Problems With REST API and Websocket Latencies

Incident Report for Pusher

Postmortem

We experienced an issue whereby our ELB began removing otherwise healthy machines from the load balancing set. Concentrating all traffic on the remaining machines caused them to become significantly overloaded and report as unhealthy to the load balancer.

This caused a cascading failure, more machine removed led to more traffic on those remaining, and the remaining being removed.

We loosened the parameters of our healthchecks to halt the cascade and replaced all existing machines behind the ELB with fresh ones, as newly added machines were not being marked unhealthy by the ELB.

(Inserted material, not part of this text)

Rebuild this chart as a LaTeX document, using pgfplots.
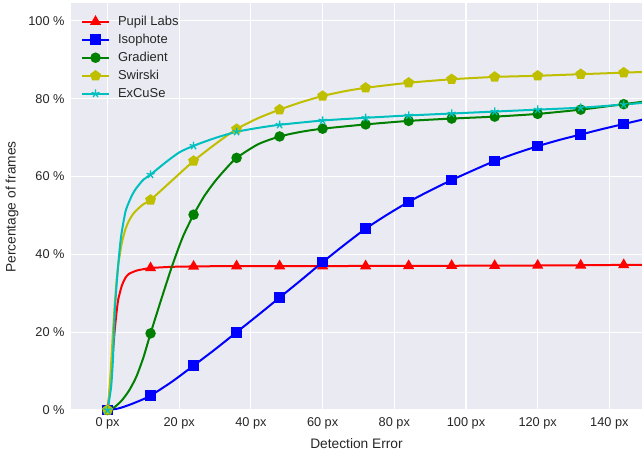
\documentclass[border=0pt]{standalone}
\usepackage{fontspec}
\setmainfont{Liberation Sans}
\usepackage{pgfplots}
\pgfplotsset{compat=1.18}
\usetikzlibrary{plotmarks}

\definecolor{bgc}{HTML}{EAEAF2}
\definecolor{txt}{HTML}{262626}
\definecolor{cR}{rgb}{1,0,0}
\definecolor{cB}{rgb}{0,0,1}
\definecolor{cG}{rgb}{0,0.5,0}
\definecolor{cY}{rgb}{0.75,0.75,0}
\definecolor{cC}{rgb}{0,0.75,0.75}

\pgfplotsset{
  ln/.style={no marks, line width=2bp, smooth, tension=0.4, forget plot},
  mk/.style={only marks, line width=2bp,
    legend image code/.code={\draw[mark repeat=2,mark phase=2,##1,sharp plot]
      plot coordinates {(0bp,0bp)(13.5bp,0bp)(27bp,0bp)};
      \path (33bp,0bp);}},
}

\begin{document}
\begin{tikzpicture}
\begin{axis}[
  scale only axis, width=571bp, height=408bp,
  xmin=-10.2, xmax=149.1, ymin=-0.25, ymax=104.6,
  axis background/.style={fill=bgc},
  axis line style={draw=none},
  tick style={draw=none},
  grid=major, major grid style={white, line width=1.1bp},
  xtick={0,20,...,140}, ytick={0,20,...,100},
  /pgf/number format/assume math mode=true,
  xticklabel={\pgfmathprintnumber{\tick} px},
  yticklabel={\pgfmathprintnumber{\tick} \%},
  tick label style={font=\fontsize{12.8}{15}\selectfont, text=txt},
  xticklabel style={yshift=-3bp},
  yticklabel style={xshift=-3bp},
  every axis x label/.style={at={(axis description cs:0.5,0)}, anchor=center, yshift=-33bp},
  every axis y label/.style={at={(axis description cs:0,0.5)}, rotate=90, anchor=center, yshift=59bp},
  label style={font=\fontsize{13.8}{16}\selectfont, text=txt},
  xlabel={Detection Error},
  ylabel={Percentage of frames},
  legend style={draw=none, fill=none, at={(axis description cs:0.012,0.978)}, anchor=north west,
    font=\fontsize{13}{15}\selectfont, text=txt, row sep=3.2bp},
  legend cell align=left,
]
% Pupil Labs
\addplot[ln, cR] coordinates {(0,0)(0.5,4)(1,9)(1.5,15)(2,20.5)(2.5,25)(3,28.5)(4,32)(5,34)(6,35)(8,35.8)(10,36.2)(12,36.5)(18,36.8)(24,36.9)(36,37.0)(60,37.0)(84,37.05)(108,37.1)(132,37.2)(144,37.3)(150,37.3)};
\addplot[mk, cR, mark=triangle*, mark size=4.5bp] coordinates {(0,0)(12,36.5)(24,36.9)(36,37.0)(48,37.0)(60,37.0)(72,37.0)(84,37.05)(96,37.1)(108,37.1)(120,37.15)(132,37.2)(144,37.3)};
\addlegendentry{Pupil Labs}
% Isophote
\addplot[ln, cB] coordinates {(0,0)(3,0.4)(6,1.3)(9,2.4)(12,3.7)(18,7.3)(24,11.4)(30,15.6)(36,20.0)(42,24.4)(48,28.9)(54,33.4)(60,38.0)(66,42.4)(72,46.6)(78,50.2)(84,53.5)(90,56.4)(96,59.1)(102,61.6)(108,64.0)(114,66.0)(120,67.8)(126,69.4)(132,70.8)(138,72.2)(144,73.5)(150,74.8)};
\addplot[mk, cB, mark=square*, mark size=4.3bp] coordinates {(0,0)(12,3.7)(24,11.4)(36,20.0)(48,28.9)(60,38.0)(72,46.6)(84,53.5)(96,59.1)(108,64.0)(120,67.8)(132,70.8)(144,73.5)};
\addlegendentry{Isophote}
% Gradient
\addplot[ln, cG] coordinates {(0,0)(2,0.8)(4,2.5)(6,5)(8,8.5)(10,13.5)(12,19.7)(15,28.5)(18,37)(21,44.5)(24,50.2)(27,55)(30,58.8)(33,62)(36,64.8)(42,68.3)(48,70.3)(54,71.5)(60,72.3)(72,73.4)(84,74.3)(96,74.9)(108,75.4)(120,76.1)(132,77.2)(144,78.6)(150,79.3)};
\addplot[mk, cG, mark=*, mark size=4.2bp] coordinates {(0,0)(12,19.7)(24,50.2)(36,64.8)(48,70.3)(60,72.3)(72,73.4)(84,74.3)(96,74.9)(108,75.4)(120,76.1)(132,77.2)(144,78.6)};
\addlegendentry{Gradient}
% Swirski
\addplot[ln, cY] coordinates {(0,0)(0.5,5)(1,12)(1.5,20)(2,27)(2.5,33)(3,37.5)(4,43)(5,46.5)(6,48.7)(7,50.2)(8,51.3)(10,52.9)(12,54.0)(18,59.0)(24,64.0)(30,68.3)(36,72.2)(42,75)(48,77.2)(54,79.1)(60,80.7)(66,81.9)(72,82.8)(84,84.1)(96,85.0)(108,85.6)(120,85.9)(132,86.3)(144,86.7)(150,86.9)};
\addplot[mk, cY, mark=pentagon*, mark size=4.5bp] coordinates {(0,0)(12,54.0)(24,64.0)(36,72.2)(48,77.2)(60,80.7)(72,82.8)(84,84.1)(96,85.0)(108,85.6)(120,85.9)(132,86.3)(144,86.7)};
\addlegendentry{Swirski}
% ExCuSe
\addplot[ln, cC] coordinates {(0,0)(1,6)(1.5,13)(2,25)(2.5,32)(3,37.5)(3.5,42.5)(4,46)(5,51)(6,53.5)(7,55.5)(8,57)(10,59.2)(12,60.5)(16,63.5)(20,66.2)(24,67.9)(30,69.9)(36,71.5)(42,72.5)(48,73.3)(60,74.4)(72,75.1)(84,75.7)(96,76.2)(108,76.7)(120,77.2)(132,77.7)(144,78.5)(150,79.0)};
\addplot[mk, cC, mark=star, mark size=4.2bp, mark options={line width=1.3bp}] coordinates {(0,0)(12,60.5)(24,67.9)(36,71.5)(48,73.3)(60,74.4)(72,75.1)(84,75.7)(96,76.2)(108,76.7)(120,77.2)(132,77.7)(144,78.5)};
\addlegendentry{ExCuSe}
\end{axis}
\pgfresetboundingbox
\path (current axis.south west) ++(-71bp,-45bp) coordinate (bl);
\path (current axis.north east) ++(0bp,3bp) coordinate (tr);
\useasboundingbox (bl) rectangle (tr);
\end{tikzpicture}
\end{document}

We will be reviewing our healthchecking strategy and investigating the root cause of the initial removals.

We apologise for the interruption to your service.

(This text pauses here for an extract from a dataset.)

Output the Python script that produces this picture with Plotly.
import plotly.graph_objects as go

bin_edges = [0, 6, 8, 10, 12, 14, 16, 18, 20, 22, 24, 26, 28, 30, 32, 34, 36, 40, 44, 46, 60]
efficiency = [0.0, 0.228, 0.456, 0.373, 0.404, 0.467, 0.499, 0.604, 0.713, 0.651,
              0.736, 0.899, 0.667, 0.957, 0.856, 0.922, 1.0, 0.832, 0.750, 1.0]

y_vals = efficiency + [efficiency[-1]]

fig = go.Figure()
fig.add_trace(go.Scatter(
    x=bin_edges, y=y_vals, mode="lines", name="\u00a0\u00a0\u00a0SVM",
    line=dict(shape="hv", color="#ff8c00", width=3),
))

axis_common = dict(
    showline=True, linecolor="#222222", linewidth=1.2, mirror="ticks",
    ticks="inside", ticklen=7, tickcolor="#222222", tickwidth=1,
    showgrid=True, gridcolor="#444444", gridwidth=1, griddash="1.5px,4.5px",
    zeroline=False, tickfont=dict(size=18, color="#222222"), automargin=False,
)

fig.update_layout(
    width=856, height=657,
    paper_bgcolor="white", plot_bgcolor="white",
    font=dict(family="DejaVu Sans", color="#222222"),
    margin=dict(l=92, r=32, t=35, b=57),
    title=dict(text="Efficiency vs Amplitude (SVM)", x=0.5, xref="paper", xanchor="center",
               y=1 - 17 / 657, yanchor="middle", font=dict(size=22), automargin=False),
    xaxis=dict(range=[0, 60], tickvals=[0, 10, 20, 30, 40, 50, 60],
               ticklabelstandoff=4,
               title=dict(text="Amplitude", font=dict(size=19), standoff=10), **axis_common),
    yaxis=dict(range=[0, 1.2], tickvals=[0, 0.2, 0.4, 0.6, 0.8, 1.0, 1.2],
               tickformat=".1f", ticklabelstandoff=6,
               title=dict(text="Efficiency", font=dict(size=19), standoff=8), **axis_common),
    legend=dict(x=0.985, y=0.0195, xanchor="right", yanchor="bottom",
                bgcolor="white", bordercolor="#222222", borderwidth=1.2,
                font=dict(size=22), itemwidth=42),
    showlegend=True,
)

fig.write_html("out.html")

Posted Mar 03, 2015 - 18:50 UTC

Resolved

The issues with the REST API and socket latencies have been resolved
Posted Mar 03, 2015 - 18:08 UTC

Monitoring

Service is now much improved, but we are monitoring the situation.
Posted Mar 03, 2015 - 17:02 UTC

Identified

The issue has been identified and a fix is being implemented.
Posted Mar 03, 2015 - 16:56 UTC

Update

Service has greatly recovered, but a small percentage of users may still be experiencing intermittent failures.
Posted Mar 03, 2015 - 16:56 UTC

Investigating

Currently we are investigating issues with Websocket latencies and the REST API, since 16:05
Posted Mar 03, 2015 - 16:19 UTC
This incident affected: Channels REST API and Channels WebSocket client API.